Theatre in Paris, France

The Théâtre de la Huchette (/fr/) is a theatre in Paris.

This small theatre in Paris' Left Bank, located at 23 rue de la Huchette in the 5th arrondissement, is known for playing Eugène Ionesco's absurdist double-bill of The Lesson and The Bald Soprano in permanent repertory since 1957, as Spectacle Ionesco. Today, a third play is presented and this changes from time to time. Despite the theatre's tiny size of only 85 seats, a total of over one and a half million spectators have attended the show.

The theatre's first production, by Georges Vitaly, was Albertina by Valentino Bompiani. The date was 26 April 1948. In 1951, he premièred Georges Schehadés first play Monsieur Bobl'le.

In 1952, Marcel Pinard took over as owner, and brought to the theatre the works of Jean Genet, Federico García Lorca, Ivan Turgenev, Eugène Ionesco and Jean Tardieu.

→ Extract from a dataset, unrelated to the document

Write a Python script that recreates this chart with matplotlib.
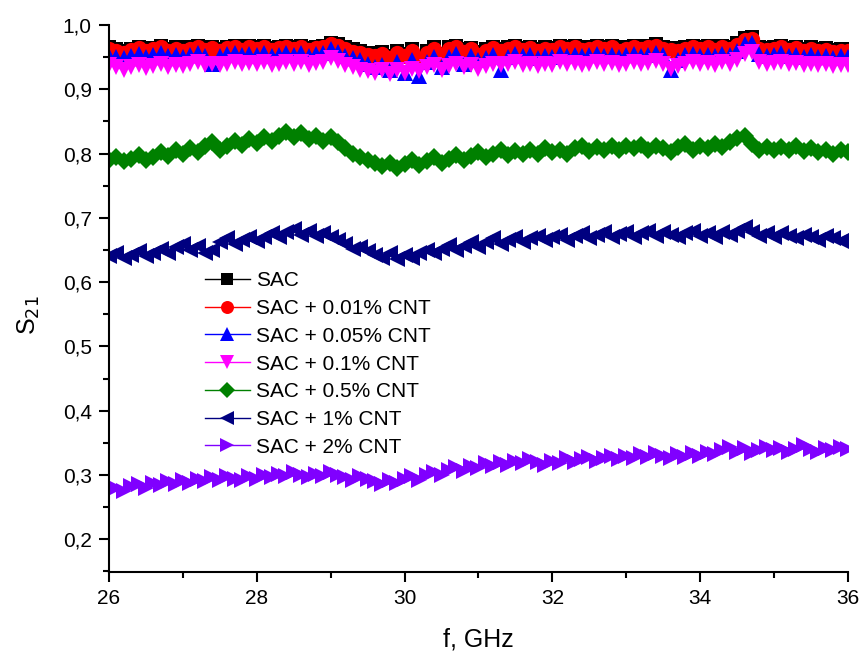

The closest métro and RER stations are: Saint-Michel and Saint-Michel – Notre-Dame.

== History ==
The theater was created in 1948 by Georges Vitaly and had its first production on April 26, 1948, Albertina by Valentino Bompiani. The theater was a part of the explosion of creativity and culture following the end of the occupation of Paris.

The theater began showing Ionesco's The Bald Soprano (La Cantatrice chauve) followed directly by The Lesson on 16 February 1957. This was a revival of The Bald Soprano, as the play on its own had been poorly received by critics and the public on its own, performed at Théàtre des Noctambules in 1950 before being stopped after only 25 performances. As of February 2017, the two plays have been performed more than 18,000 times at the theater, holding the record for longest running show without interruption at a single theater.

In 1975, owner Marcel Pinard suffered a fatal heart attack in the theater's box office. Following his death the actors who had played the Ionesco double bill since 1957 battled to prevent the closure of the theater, eventually forming their own theater company to continue production.